- RECORDED DATA:
(begin)

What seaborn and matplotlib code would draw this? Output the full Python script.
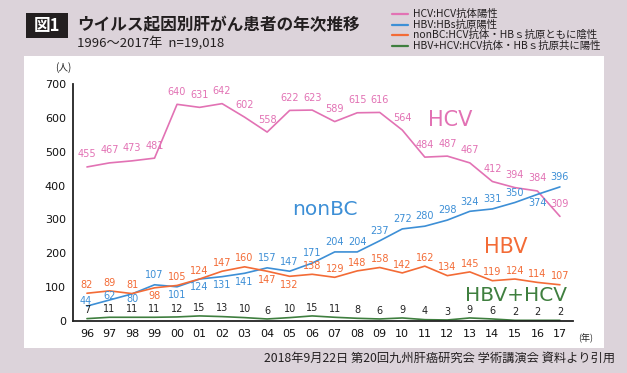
import pandas as pd
import seaborn as sns
import matplotlib.pyplot as plt
from matplotlib.patches import Rectangle

# data
years = ['96', '97', '98', '99', '00', '01', '02', '03', '04', '05', '06',
         '07', '08', '09', '10', '11', '12', '13', '14', '15', '16', '17']
hcv = [455, 467, 473, 481, 640, 631, 642, 602, 558, 622, 623,
       589, 615, 616, 564, 484, 487, 467, 412, 394, 384, 309]
nonbc = [44, 62, 80, 107, 101, 124, 131, 141, 157, 147, 171,
         204, 204, 237, 272, 280, 298, 324, 331, 350, 374, 396]
hbv = [82, 89, 81, 98, 105, 124, 147, 160, 147, 132, 138,
       129, 148, 158, 142, 162, 134, 145, 119, 124, 114, 107]
hbv_hcv = [7, 11, 11, 11, 12, 15, 13, 10, 6, 10, 15,
           11, 8, 6, 9, 4, 3, 9, 6, 2, 2, 2]

# which value labels sit below the line
nonbc_below = ['98', '00', '01', '02', '03', '16']
hbv_below = ['99', '04', '05']

legend_labels = ['HCV:HCV抗体陽性', 'HBV:HBs抗原陽性',
                 'nonBC:HCV抗体・HBｓ抗原ともに陰性',
                 'HBV+HCV:HCV抗体・HBｓ抗原共に陽性']

pink = '#e272b4'
blue = '#3d8fd6'
orange = '#f36b36'
green = '#3f7f3f'

sns.set_style('white')
plt.rcParams['font.family'] = ['DejaVu Sans', 'Noto Sans CJK JP']
jp = ['Noto Sans CJK JP', 'DejaVu Sans']

rows = []
for name, vals in [('HCV', hcv), ('nonBC', nonbc), ('HBV', hbv), ('HBV+HCV', hbv_hcv)]:
    for i, v in enumerate(vals):
        rows.append({'idx': i, 'value': v, 'series': name})
df = pd.DataFrame(rows)

fig = plt.figure(figsize=(6.27, 3.73), dpi=100)
fig.patch.set_facecolor('#dcd3da')

# white panel behind the chart
fig.patches.append(Rectangle((24 / 627, 1 - 348 / 373), (604 - 24) / 627, (348 - 56) / 373,
                             transform=fig.transFigure, facecolor='white', edgecolor='none', zorder=-5))

ax = fig.add_axes([73 / 627, 1 - 321 / 373, 500 / 627, 237 / 373])
ax.set_facecolor('none')
ax.set_zorder(2)

palette = {'HCV': pink, 'nonBC': blue, 'HBV': orange, 'HBV+HCV': green}
sns.lineplot(data=df, x='idx', y='value', hue='series', palette=palette,
             linewidth=1.2, legend=False, ax=ax)

ax.set_xlim(-0.62, 21.58)
ax.set_ylim(0, 700)
ax.set_xticks(range(len(years)))
ax.set_xticklabels(years)
ax.set_yticks(range(0, 701, 100))
ax.tick_params(axis='x', direction='in', length=3, width=1, labelsize=8, pad=6, colors='#111')
ax.tick_params(axis='y', direction='out', length=3, width=1, labelsize=8, pad=2, colors='#111')
ax.set_xlabel('')
ax.set_ylabel('')
for s in ['top', 'right']:
    ax.spines[s].set_visible(False)
for s in ['left', 'bottom']:
    ax.spines[s].set_color('#222')
    ax.spines[s].set_linewidth(1.3)

# value labels
def put_labels(vals, color, below=(), up=10, down=-12, special=None):
    special = special or {}
    for i, v in enumerate(vals):
        off = down if years[i] in below else up
        dx, dy = special.get(years[i], (0, off))
        ax.annotate(str(v), (i, v), xytext=(dx, dy), textcoords='offset points',
                    ha='center', va='center', fontsize=7, color=color)

put_labels(hcv, pink, up=9)
put_labels(nonbc, blue, below=nonbc_below, up=7, down=-6,
           special={'96': (-1, 4), '97': (0, 3), '98': (0, -4)})
put_labels(hbv, orange, below=hbv_below, up=6, down=-6)
put_labels(hbv_hcv, '#222', up=6)

# series names inside the chart
ax.text(16.12, 594, 'HCV', color=pink, fontsize=15, ha='center', va='center')
ax.text(10.57, 330, 'nonBC', color=blue, fontsize=14.5, ha='center', va='center')
ax.text(18.6, 219, 'HBV', color=orange, fontsize=15, ha='center', va='center')
ax.text(19.05, 74, 'HBV+HCV', color=green, fontsize=14.5, ha='center', va='center')

# axis unit labels
fig.text(63 / 627, 1 - 68 / 373, '(人)', family=jp, fontsize=7, ha='center', va='center', color='#222')
fig.text(578 / 627, 1 - 338 / 373, '(年)', family=jp, fontsize=6.5, ha='left', va='center', color='#222')

# title block
fig.patches.append(Rectangle((26 / 627, 1 - 38 / 373), 42 / 627, 25 / 373,
                             transform=fig.transFigure, facecolor='#231f20', edgecolor='none'))
fig.text(47 / 627, 1 - 26 / 373, '図1', family=jp, fontsize=12, fontweight='bold',
         color='white', ha='center', va='center')
fig.text(77 / 627, 1 - 25 / 373, 'ウイルス起因別肝がん患者の年次推移', family=jp, fontsize=12,
         fontweight='bold', color='#231f20', ha='left', va='center')
fig.text(77 / 627, 1 - 43 / 373, '1996〜2017年  n=19,018', family=jp, fontsize=9.5,
         color='#231f20', ha='left', va='center')

# legend drawn by hand (colours as in the reference)
for k, (lab, col) in enumerate(zip(legend_labels, [pink, blue, orange, green])):
    y = 1 - (14 + k * 10.7) / 373
    fig.lines.append(plt.Line2D([392 / 627, 408 / 627], [y, y], transform=fig.transFigure,
                                color=col, linewidth=1.6))
    fig.text(413 / 627, y, lab, family=jp, fontsize=7.5, color='#231f20', ha='left', va='center')

# source note
fig.text(615 / 627, 1 - 358 / 373, '2018年9月22日 第20回九州肝癌研究会 学術講演会 資料より引用',
         family=jp, fontsize=8.8, color='#231f20', ha='right', va='center')

fig.savefig('out.png', dpi=100, facecolor=fig.get_facecolor())
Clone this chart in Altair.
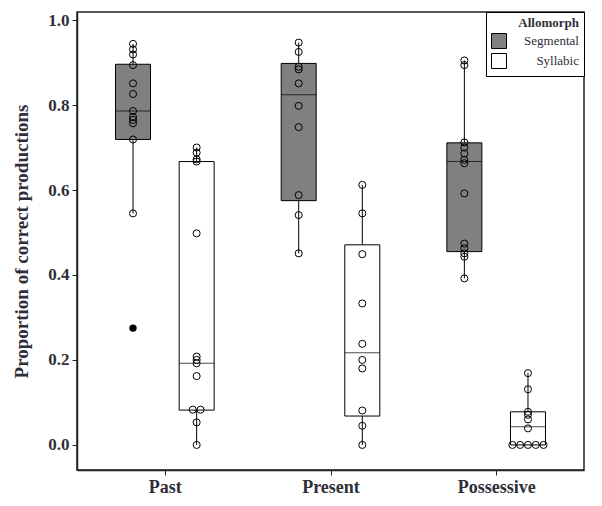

(end)

- STATED PROBLEM: In your copy, repeat each record exactly and include no pictures.

- ANSWER FOR THIS EXERCISE:
What seaborn and matplotlib code would draw this? Output the full Python script.
import pandas as pd
import seaborn as sns
import matplotlib.pyplot as plt
from matplotlib.patches import Rectangle

# data
years = ['96', '97', '98', '99', '00', '01', '02', '03', '04', '05', '06',
         '07', '08', '09', '10', '11', '12', '13', '14', '15', '16', '17']
hcv = [455, 467, 473, 481, 640, 631, 642, 602, 558, 622, 623,
       589, 615, 616, 564, 484, 487, 467, 412, 394, 384, 309]
nonbc = [44, 62, 80, 107, 101, 124, 131, 141, 157, 147, 171,
         204, 204, 237, 272, 280, 298, 324, 331, 350, 374, 396]
hbv = [82, 89, 81, 98, 105, 124, 147, 160, 147, 132, 138,
       129, 148, 158, 142, 162, 134, 145, 119, 124, 114, 107]
hbv_hcv = [7, 11, 11, 11, 12, 15, 13, 10, 6, 10, 15,
           11, 8, 6, 9, 4, 3, 9, 6, 2, 2, 2]

# which value labels sit below the line
nonbc_below = ['98', '00', '01', '02', '03', '16']
hbv_below = ['99', '04', '05']

legend_labels = ['HCV:HCV抗体陽性', 'HBV:HBs抗原陽性',
                 'nonBC:HCV抗体・HBｓ抗原ともに陰性',
                 'HBV+HCV:HCV抗体・HBｓ抗原共に陽性']

pink = '#e272b4'
blue = '#3d8fd6'
orange = '#f36b36'
green = '#3f7f3f'

sns.set_style('white')
plt.rcParams['font.family'] = ['DejaVu Sans', 'Noto Sans CJK JP']
jp = ['Noto Sans CJK JP', 'DejaVu Sans']

rows = []
for name, vals in [('HCV', hcv), ('nonBC', nonbc), ('HBV', hbv), ('HBV+HCV', hbv_hcv)]:
    for i, v in enumerate(vals):
        rows.append({'idx': i, 'value': v, 'series': name})
df = pd.DataFrame(rows)

fig = plt.figure(figsize=(6.27, 3.73), dpi=100)
fig.patch.set_facecolor('#dcd3da')

# white panel behind the chart
fig.patches.append(Rectangle((24 / 627, 1 - 348 / 373), (604 - 24) / 627, (348 - 56) / 373,
                             transform=fig.transFigure, facecolor='white', edgecolor='none', zorder=-5))

ax = fig.add_axes([73 / 627, 1 - 321 / 373, 500 / 627, 237 / 373])
ax.set_facecolor('none')
ax.set_zorder(2)

palette = {'HCV': pink, 'nonBC': blue, 'HBV': orange, 'HBV+HCV': green}
sns.lineplot(data=df, x='idx', y='value', hue='series', palette=palette,
             linewidth=1.2, legend=False, ax=ax)

ax.set_xlim(-0.62, 21.58)
ax.set_ylim(0, 700)
ax.set_xticks(range(len(years)))
ax.set_xticklabels(years)
ax.set_yticks(range(0, 701, 100))
ax.tick_params(axis='x', direction='in', length=3, width=1, labelsize=8, pad=6, colors='#111')
ax.tick_params(axis='y', direction='out', length=3, width=1, labelsize=8, pad=2, colors='#111')
ax.set_xlabel('')
ax.set_ylabel('')
for s in ['top', 'right']:
    ax.spines[s].set_visible(False)
for s in ['left', 'bottom']:
    ax.spines[s].set_color('#222')
    ax.spines[s].set_linewidth(1.3)

# value labels
def put_labels(vals, color, below=(), up=10, down=-12, special=None):
    special = special or {}
    for i, v in enumerate(vals):
        off = down if years[i] in below else up
        dx, dy = special.get(years[i], (0, off))
        ax.annotate(str(v), (i, v), xytext=(dx, dy), textcoords='offset points',
                    ha='center', va='center', fontsize=7, color=color)

put_labels(hcv, pink, up=9)
put_labels(nonbc, blue, below=nonbc_below, up=7, down=-6,
           special={'96': (-1, 4), '97': (0, 3), '98': (0, -4)})
put_labels(hbv, orange, below=hbv_below, up=6, down=-6)
put_labels(hbv_hcv, '#222', up=6)

# series names inside the chart
ax.text(16.12, 594, 'HCV', color=pink, fontsize=15, ha='center', va='center')
ax.text(10.57, 330, 'nonBC', color=blue, fontsize=14.5, ha='center', va='center')
ax.text(18.6, 219, 'HBV', color=orange, fontsize=15, ha='center', va='center')
ax.text(19.05, 74, 'HBV+HCV', color=green, fontsize=14.5, ha='center', va='center')

# axis unit labels
fig.text(63 / 627, 1 - 68 / 373, '(人)', family=jp, fontsize=7, ha='center', va='center', color='#222')
fig.text(578 / 627, 1 - 338 / 373, '(年)', family=jp, fontsize=6.5, ha='left', va='center', color='#222')

# title block
fig.patches.append(Rectangle((26 / 627, 1 - 38 / 373), 42 / 627, 25 / 373,
                             transform=fig.transFigure, facecolor='#231f20', edgecolor='none'))
fig.text(47 / 627, 1 - 26 / 373, '図1', family=jp, fontsize=12, fontweight='bold',
         color='white', ha='center', va='center')
fig.text(77 / 627, 1 - 25 / 373, 'ウイルス起因別肝がん患者の年次推移', family=jp, fontsize=12,
         fontweight='bold', color='#231f20', ha='left', va='center')
fig.text(77 / 627, 1 - 43 / 373, '1996〜2017年  n=19,018', family=jp, fontsize=9.5,
         color='#231f20', ha='left', va='center')

# legend drawn by hand (colours as in the reference)
for k, (lab, col) in enumerate(zip(legend_labels, [pink, blue, orange, green])):
    y = 1 - (14 + k * 10.7) / 373
    fig.lines.append(plt.Line2D([392 / 627, 408 / 627], [y, y], transform=fig.transFigure,
                                color=col, linewidth=1.6))
    fig.text(413 / 627, y, lab, family=jp, fontsize=7.5, color='#231f20', ha='left', va='center')

# source note
fig.text(615 / 627, 1 - 358 / 373, '2018年9月22日 第20回九州肝癌研究会 学術講演会 資料より引用',
         family=jp, fontsize=8.8, color='#231f20', ha='right', va='center')

fig.savefig('out.png', dpi=100, facecolor=fig.get_facecolor())
Clone this chart in Altair.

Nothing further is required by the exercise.